Eigensensitivity analysis of damped systems with distinct and repeated eigenvalues

Abstract

This paper considers the computation of eigensolution sensitivity of viscously damped eigensystems with distinct and repeated eigenvalues. To simplify the computation, a combined normalization, which combines two traditional normalizations, is presented. Based on the combined normalization, a method for sensitivity analysis of eigenvalues and eigenvectors is studied. In the case of distinct eigenvalues, the proposed method can determine the eigenvector derivatives directly and is robust since the components of coefficient matrices are all of the same order of magnitude. The computational cost of the second-order sensitivities of eigenvectors can be reduced remarkably since the matrix decomposition of the coefficient matrix is available from the computation process of the first-order eigensensitivities.
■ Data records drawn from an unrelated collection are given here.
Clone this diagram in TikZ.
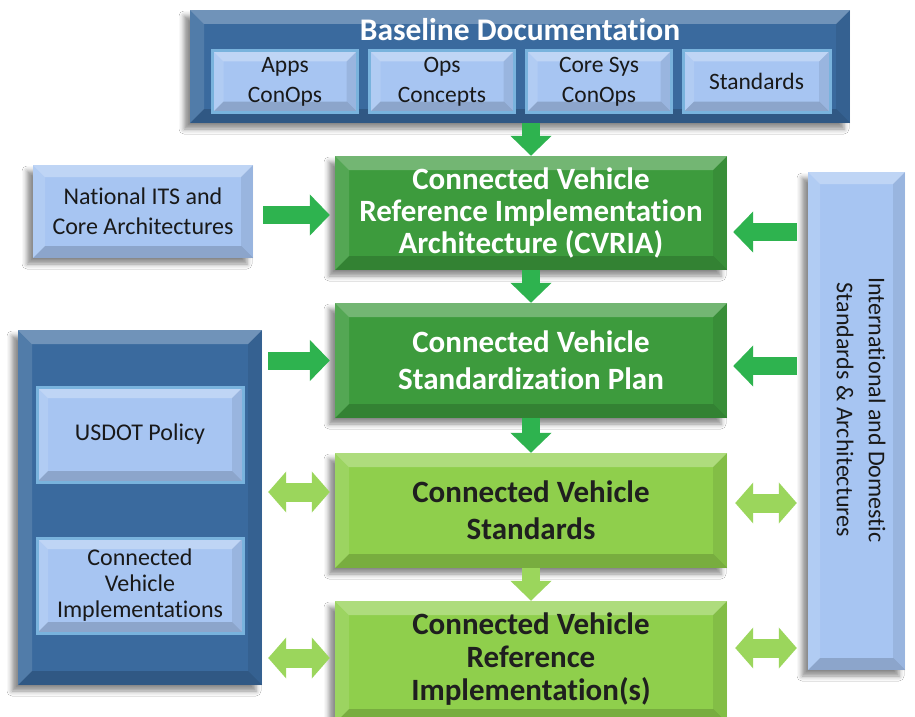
\documentclass[tikz,border=0pt]{standalone}
\usepackage{fontspec}
\setmainfont{Carlito}[Ligatures=NoCommon]
\usetikzlibrary{arrows.meta,shadows.blur,calc}
\definecolor{panelblue}{HTML}{3A6A9E}
\definecolor{lightblue}{HTML}{A7C5F2}
\definecolor{dgreen}{HTML}{3D9B3D}
\definecolor{lgreen}{HTML}{8FCF4C}
\definecolor{arrowdg}{HTML}{2EB34F}
\definecolor{arrowlg}{HTML}{9BD65C}
\definecolor{glowblue}{HTML}{79B3DD}
\newcommand\bevelpic[1]{%
  \path (path picture bounding box.north west) coordinate (bNW)
        (path picture bounding box.north east) coordinate (bNE)
        (path picture bounding box.south west) coordinate (bSW)
        (path picture bounding box.south east) coordinate (bSE);
  \fill[white,opacity=.28] (bNW) -- (bNE) -- ([xshift=-#1,yshift=-#1]bNE) -- ([xshift=#1,yshift=-#1]bNW) -- cycle;
  \fill[white,opacity=.12] (bNW) -- (bSW) -- ([xshift=#1,yshift=#1]bSW) -- ([xshift=#1,yshift=-#1]bNW) -- cycle;
  \fill[black,opacity=.08] (bNE) -- (bSE) -- ([xshift=-#1,yshift=#1]bSE) -- ([xshift=-#1,yshift=-#1]bNE) -- cycle;
  \fill[black,opacity=.16] (bSW) -- (bSE) -- ([xshift=-#1,yshift=#1]bSE) -- ([xshift=#1,yshift=#1]bSW) -- cycle;
}
\tikzset{
  bev/.style={path picture={\bevelpic{#1}}},
  box/.style={rectangle, inner sep=0pt, align=center,
    blur shadow={shadow xshift=-6pt, shadow yshift=-6pt, shadow blur radius=5pt, shadow opacity=45}},
  panel/.style={box, fill=panelblue, bev=14pt},
  lbox/.style={box, fill=lightblue, bev=12pt, text=black!90, font=\fontsize{24}{30}\selectfont},
  inbox/.style={rectangle, inner sep=0pt, align=center, fill=lightblue, bev=11pt,
    draw=glowblue, line width=3pt, text=black!90, font=\fontsize{23.5}{30}\selectfont},
  dgbox/.style={box, fill=dgreen, bev=14pt, text=white, font=\bfseries\fontsize{31}{37}\selectfont},
  lgbox/.style={box, fill=lgreen, bev=14pt, text=black!88, font=\bfseries\fontsize{31}{37}\selectfont},
  darr/.style={draw=arrowdg, line width=18pt, -{Triangle[width=40pt 0,length=20pt 0]}},
  larr/.style={draw=arrowlg, line width=18pt, -{Triangle[width=40pt 0,length=20pt 0]}},
  dblarr/.style={draw=arrowlg, line width=19pt,
    {Triangle[width=40pt 0,length=18pt 0]}-{Triangle[width=40pt 0,length=18pt 0]}},
}
\begin{document}
\begin{tikzpicture}[x=1pt,y=-1pt]
\useasboundingbox[fill=white] (0,0) rectangle (915,717);

% Baseline documentation
\node[panel, minimum width=660pt, minimum height=113pt] (base) at (520,66.5) {};
\node[text=white, font=\bfseries\fontsize{31.5}{36}\selectfont] (basetitle) at (520,30) {Baseline Documentation};
\node[inbox, minimum width=145pt, minimum height=62pt] (apps) at (285,81.5) {Apps\\ConOps};
\node[inbox, minimum width=145pt, minimum height=62pt] (ops) at (442,81.5) {Ops\\Concepts};
\node[inbox, minimum width=145pt, minimum height=62pt] (core) at (599,81.5) {Core Sys\\ConOps};
\node[inbox, minimum width=147pt, minimum height=62pt] (stds) at (756.5,81.5) {Standards};

% Green chain
\node[dgbox, minimum width=392pt, minimum height=114pt, font=\bfseries\fontsize{31}{32}\selectfont] (cvria) at (531,213)
  {Connected Vehicle\\Reference Implementation\\Architecture (CVRIA)};
\node[dgbox, minimum width=392pt, minimum height=115pt] (plan) at (531,360.5)
  {Connected Vehicle\\Standardization Plan};
\node[lgbox, minimum width=392pt, minimum height=115pt] (cvstd) at (531,510.5)
  {Connected Vehicle\\Standards};
\node[lgbox, minimum width=392pt, minimum height=122pt] (cvref) at (531,662)
  {};
\node[text=black!88, font=\bfseries\fontsize{31}{33}\selectfont, align=center] (cvreft) at (531,659)
  {Connected Vehicle\\Reference\\Implementation(s)};

% National ITS
\node[lbox, minimum width=220pt, minimum height=93pt] (nat) at (143,211.5)
  {National ITS and\\Core Architectures};

% Right panel
\node[lbox, minimum width=97pt, minimum height=498pt] (rp) at (856.5,421) {};
\node[rotate=-90, align=center, text=black!90, font=\fontsize{24}{32}\selectfont] (rpt) at (861,410)
  {International and Domestic\\Standards \& Architectures};

% Left panel
\node[panel, minimum width=244pt, minimum height=355pt] (lp) at (140,507.5) {};
\node[inbox, minimum width=206pt, minimum height=95pt, font=\fontsize{24}{26}\selectfont] (usdot) at (140,434.5) {USDOT Policy};
\node[inbox, minimum width=206pt, minimum height=95pt, font=\fontsize{24}{26}\selectfont] (cvimp) at (140,585.5)
  {Connected\\Vehicle\\Implementations};

% Vertical arrows
\draw[darr] (base.south -| cvria.north) -- (cvria.north);
\draw[darr] (cvria.south) -- (plan.north);
\draw[darr] (plan.south) -- (cvstd.north);
\draw[larr] (cvstd.south) -- (cvref.north);

% Horizontal arrows
\draw[darr, shorten <=10pt, shorten >=5pt] (nat.east |- 0,215) -- (cvria.west |- 0,215);
\draw[darr, shorten <=11pt, shorten >=6pt] (rp.west |- 0,232) -- (cvria.east |- 0,232);
\draw[darr, shorten <=6pt, shorten >=5pt] (lp.east |- plan.west) -- (plan.west);
\draw[darr, shorten <=11pt, shorten >=6pt] (rp.west |- 0,366) -- (plan.east |- 0,366);
\draw[dblarr, shorten <=6pt, shorten >=5pt] (lp.east |- 0,492) -- (cvstd.west |- 0,492);
\draw[dblarr, shorten <=11pt, shorten >=8pt] (rp.west |- 0,503) -- (cvstd.east |- 0,503);
\draw[dblarr, shorten <=6pt, shorten >=5pt] (lp.east |- 0,658) -- (cvref.west |- 0,658);
\draw[dblarr, shorten <=11pt, shorten >=8pt] (rp.west |- 0,648) -- (cvref.east |- 0,648);
\end{tikzpicture}
\end{document}
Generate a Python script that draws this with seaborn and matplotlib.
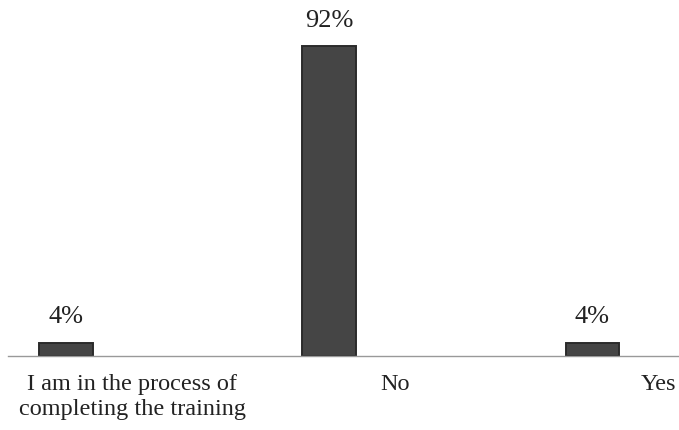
import matplotlib
matplotlib.use("Agg")
import matplotlib.pyplot as plt
import seaborn as sns
import pandas as pd

categories = ["I am in the process of\ncompleting the training", "No", "Yes"]
values = [4, 92, 4]
value_labels = ["4%", "92%", "4%"]

sns.set_theme(style="white")
plt.rcParams['font.family'] = ['Liberation Serif', 'DejaVu Serif']

df = pd.DataFrame({"category": categories, "value": values})

fig = plt.figure(figsize=(6.79, 4.31), dpi=100)
ax = fig.add_axes([8/679, 74/431, 1 - 8/679, 357/431])

sns.barplot(data=df, x="category", y="value", ax=ax, color="#454545",
            width=0.205, edgecolor="#2b2b2b", linewidth=1.4, saturation=1)

ax.set_xlim(-0.222, 2.329)
ax.set_ylim(0, 92 * 357 / 310)

for patch, lab in zip(ax.patches, value_labels):
    cx = patch.get_x() + patch.get_width() / 2
    ax.annotate(lab, (cx, patch.get_height()), xytext=(0, 11),
                textcoords="offset points", ha="center", va="bottom",
                fontsize=19, color="#222222")

offset = 0.25
ax.set_xticks([i + offset for i in range(len(categories))])
ax.set_xticklabels(categories, fontsize=17.5, color="#222222", linespacing=1.3)
ax.tick_params(axis="x", length=0, pad=12)
ax.set_yticks([])
ax.set_xlabel("")
ax.set_ylabel("")
for s in ["top", "right", "left"]:
    ax.spines[s].set_visible(False)
ax.spines["bottom"].set_color("#999999")
ax.spines["bottom"].set_linewidth(1.0)

fig.savefig("out.png", dpi=100)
In the case of repeated eigenvalues, an algorithm is presented for computing the eigensolution sensitivities. The algorithm maintains N-space without using state-space equations such that the computational cost is reduced. The method is accurate, compact, numerically stable and easy to be implemented. Finally, three numerical examples have demonstrated the validity of the proposed method. The capacity of predicting the changes of eigensolutions with respect to the changes of design parameters in terms of the first- and second-order eigensensitivities is studied with application to the analysis of a two-stage floating raft isolation system.